Use Quotes In Writing Without Letting Them Do The Work

Quotes can strengthen an essay, a personal statement, or a short reflection, but they shouldn’t replace your own thinking. A good rule is simple: the quote should point to your point, not be your point.

Try this three-step pattern when you use a quote in school writing.

Quote, explain, connect

  1. Quote: Use one short line.
  2. Explain: Say what the line means in your own words.
  3. Connect: Link it to your topic, your evidence, or your lived experience.

Where These Quotes Fit Best

Different places ask for different tone. A quote that works in a journal might feel odd on a work email. Use the right container and you’ll get more value from the same words.

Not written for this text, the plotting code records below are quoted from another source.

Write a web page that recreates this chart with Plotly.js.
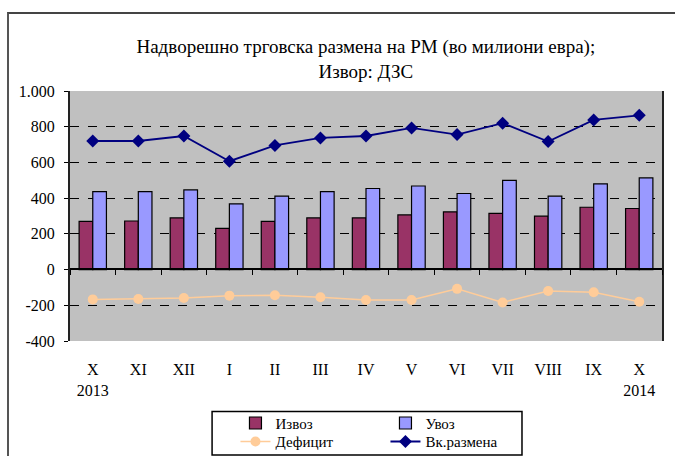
<!DOCTYPE html>
<html>
<head>
<meta charset="utf-8">
<script src="https://cdn.plot.ly/plotly-3.0.1.min.js"></script>
<style>
  body { margin: 0; background: #fff; }
  #wrap { position: relative; width: 675px; height: 456px; overflow: hidden; }
  #frame { position: absolute; left: 7px; top: 12px; width: 700px; height: 460px;
           border-top: 2px solid #444; border-left: 2px solid #555; pointer-events: none; }
</style>
</head>
<body>
<div id="wrap">
  <div id="chart"></div>
  <div id="frame"></div>
</div>
<script>
// Foreign trade of RM, millions of euros, X 2013 - X 2014
// source: State Statistical Office (ДЗС)

let months = ['X 2013', 'XI', 'XII', 'I', 'II', 'III', 'IV', 'V', 'VI', 'VII', 'VIII', 'IX', 'X 2014'];
let month_labels = ['X<br>2013', 'XI', 'XII', 'I', 'II', 'III', 'IV', 'V', 'VI', 'VII', 'VIII', 'IX', 'X<br>2014'];

let izvoz = [270, 272, 289, 231, 270, 289, 289, 306, 323, 315, 299, 349, 342];
let uvoz = [437, 437, 446, 368, 411, 437, 454, 468, 426, 499, 411, 480, 513];
let deficit = [-167, -165, -159, -146, -144, -155, -170, -170, -108, -184, -120, -127, -180];
let razmena = [720, 720, 748, 607, 695, 737, 748, 793, 756, 820, 717, 838, 864];

let y_ticks = [-400, -200, 0, 200, 400, 600, 800, 1000];
let y_labels = ['-400', '-200', '0', '200', '400', '600', '800', '1.000'];

var font = 'Liberation Serif, serif';

var trace1 = {
  x: months,
  y: izvoz,
  name: 'Извоз',
  type: 'bar',
  marker: {color: '#993366', line: {color: '#000', width: 1.2}},
  legend: 'legend'
};

var trace2 = {
  x: months,
  y: uvoz,
  name: 'Увоз',
  type: 'bar',
  marker: {color: '#9999FF', line: {color: '#000', width: 1.2}},
  legend: 'legend'
};

var trace3 = {
  x: months,
  y: deficit,
  name: 'Дефицит',
  type: 'scatter',
  mode: 'lines+markers',
  xaxis: 'x2',
  line: {color: '#FFCC99', width: 1.5},
  marker: {color: '#FFCC99', symbol: 'circle', size: 10},
  legend: 'legend2'
};

var trace4 = {
  x: months,
  y: razmena,
  name: 'Вк.размена',
  type: 'scatter',
  mode: 'lines+markers',
  line: {color: '#000080', width: 1.8},
  marker: {color: '#000080', symbol: 'diamond', size: 10},
  legend: 'legend2'
};

var data = [trace1, trace2, trace3, trace4];

var layout = {
  width: 675,
  height: 456,
  margin: {l: 70, r: 13, t: 91, b: 115, autoexpand: false},
  paper_bgcolor: '#fff',
  plot_bgcolor: '#C0C0C0',
  font: {family: font, size: 16, color: '#000'},
  title: {
    text: 'Надворешно трговска размена на РМ (во милиони евра);<br>Извор: ДЗС',
    font: {family: font, size: 19},
    x: 0.542, xanchor: 'center',
    y: 0.884, yanchor: 'top'
  },
  barmode: 'group',
  bargap: 0.4,
  bargroupgap: 0,
  xaxis: {
    type: 'category',
    range: [-0.5, 12.5],
    tickvals: months,
    ticktext: month_labels,
    ticks: '',
    showline: false,
    showgrid: false,
    ticklabelstandoff: 17,
    tickfont: {family: font, size: 16}
  },
  xaxis2: {
    type: 'category',
    overlaying: 'x',
    anchor: 'free',
    position: 0.288,
    range: [-0.5, 12.5],
    showticklabels: false,
    ticks: 'outside',
    tickson: 'boundaries',
    ticklen: 5,
    tickcolor: '#000',
    showline: true,
    linecolor: '#000',
    linewidth: 2,
    showgrid: false
  },
  yaxis: {
    range: [-400, 1000],
    tickvals: y_ticks,
    ticktext: y_labels,
    ticks: 'outside',
    ticklen: 4,
    tickcolor: '#000',
    ticklabelstandoff: 6,
    showgrid: true,
    gridcolor: '#000',
    griddash: 'dash',
    gridwidth: 1,
    zeroline: false,
    showline: true,
    mirror: true,
    linecolor: '#222',
    linewidth: 2,
    tickfont: {family: font, size: 16}
  },
  showlegend: true,
  legend: {
    orientation: 'h',
    x: 0.2795, xanchor: 'left',
    y: -0.263, yanchor: 'top',
    entrywidth: 105,
    bgcolor: 'rgba(0,0,0,0)',
    font: {family: font, size: 15}
  },
  legend2: {
    orientation: 'h',
    x: 0.2795, xanchor: 'left',
    y: -0.337, yanchor: 'top',
    entrywidth: 105,
    bgcolor: 'rgba(0,0,0,0)',
    font: {family: font, size: 15}
  },
  shapes: [{
    type: 'rect', xref: 'paper', yref: 'paper',
    x0: 0.240, x1: 0.7635, y0: -0.456, y1: -0.282,
    line: {color: '#000', width: 1.5}
  }]
};

Plotly.newPlot('chart', data, layout, {displayModeBar: false});
</script>
</body>
</html>
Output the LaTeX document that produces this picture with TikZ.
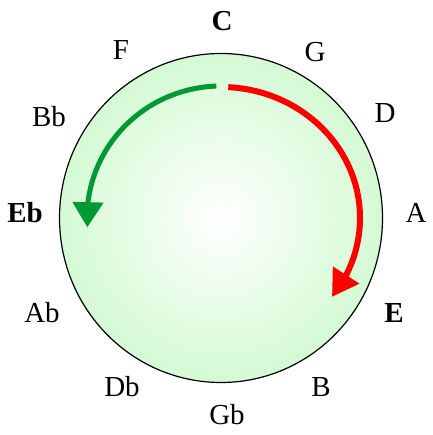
\documentclass[tikz,border=0pt]{standalone}
\usepackage{fontspec}
\setmainfont{Liberation Serif}
\usetikzlibrary{arrows.meta,bending,calc}
\definecolor{edgegreen}{RGB}{212,250,212}
\definecolor{arrowred}{RGB}{255,0,0}
\definecolor{arrowgreen}{RGB}{0,153,51}
\begin{document}
\begin{tikzpicture}[x=1pt,y=1pt,
  note/.style={anchor=base,inner sep=0pt,font=\fontsize{29}{32}\selectfont},
  keynote/.style={note,font=\fontsize{29}{32}\selectfont\bfseries},
  redarrow/.style={draw=arrowred,line width=6pt,-{Triangle[length=26pt,width=30pt]}},
  greenarrow/.style={draw=arrowgreen,line width=5pt,-{Triangle[length=25pt,width=30pt]}}]
\useasboundingbox (0,0) rectangle (432,435);
\coordinate (ctr) at (221,217);
\shade[inner color=white,outer color=edgegreen,draw=black,line width=1.2pt]
  (ctr) ellipse[x radius=161.5,y radius=164.5];
% labels
\node[keynote] (C) at (222,404) {C};
\node[note] (G) at (315,373) {G};
\node[note] (D) at (385,312) {D};
\node[note] (A) at (416,212) {A};
\node[keynote] (E) at (394,112) {E};
\node[note] (B) at (321,38) {B};
\node[note] (Gb) at (227,10) {Gb};
\node[note] (Db) at (122,38) {Db};
\node[note] (Ab) at (42,112) {Ab};
\node[keynote] (Eb) at (25,212) {Eb};
\node[note] (Bb) at (49,308) {Bb};
\node[note] (F) at (121,375) {F};
% arrows
\coordinate (rs) at ($(ctr)+(87:139 and 131)$);
\coordinate (gs) at ($(ctr)+(92:134 and 132)$);
\draw[redarrow] (rs) arc[start angle=87,end angle=-37,x radius=139,y radius=131];
\draw[greenarrow] (gs) arc[start angle=92,end angle=184,x radius=134,y radius=132];
\end{tikzpicture}
\end{document}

Use Case Best Format Small Caution
Journal entry Quote + one sentence about your day Don’t chase perfect wording
Classroom handout Quote + short prompt Confirm the source
Speech or toast Quote + personal link Keep it brief
Social post Quote + context line Avoid heavy filters and long blocks
Text to a friend One line + “thinking of you” Match their mood
Work note Neutral line about effort or time Skip romance and grief quotes
Vision board Short line in your own words Pick one theme at a time
Gift card One warm sentence Don’t overdo it

A Simple Way To Build A Personal Quote Bank

If you save quotes in ten different places, you’ll never find the one you need. Set up one home for them. A notes app, a notebook, or a single doc all work.

Each time you save a quote, add two lines under it: “When I need this” and “What I’ll do after reading it.” Those two lines turn a nice sentence into something you can act on.

One-page pick list

  • I need calm: “Make room for what you can’t rush.”
  • I need courage: “I can do the next right thing: …”
  • I need boundaries: “Be kind, then be clear.”
  • I need focus: “Pick the next task; finish it clean.”
  • I need hope: “Even the darkest night will end and the sun will rise.”

When Quotes Fall Flat And What To Do Instead

Some days, a quote will bounce right off you. That’s normal. In those moments, swap the quote for a small grounding move: drink water, step outside, or write three facts about your day.

Then come back to words when you’re ready. Quotes about life with meaning work best when they meet you where you are, not where you wish you were.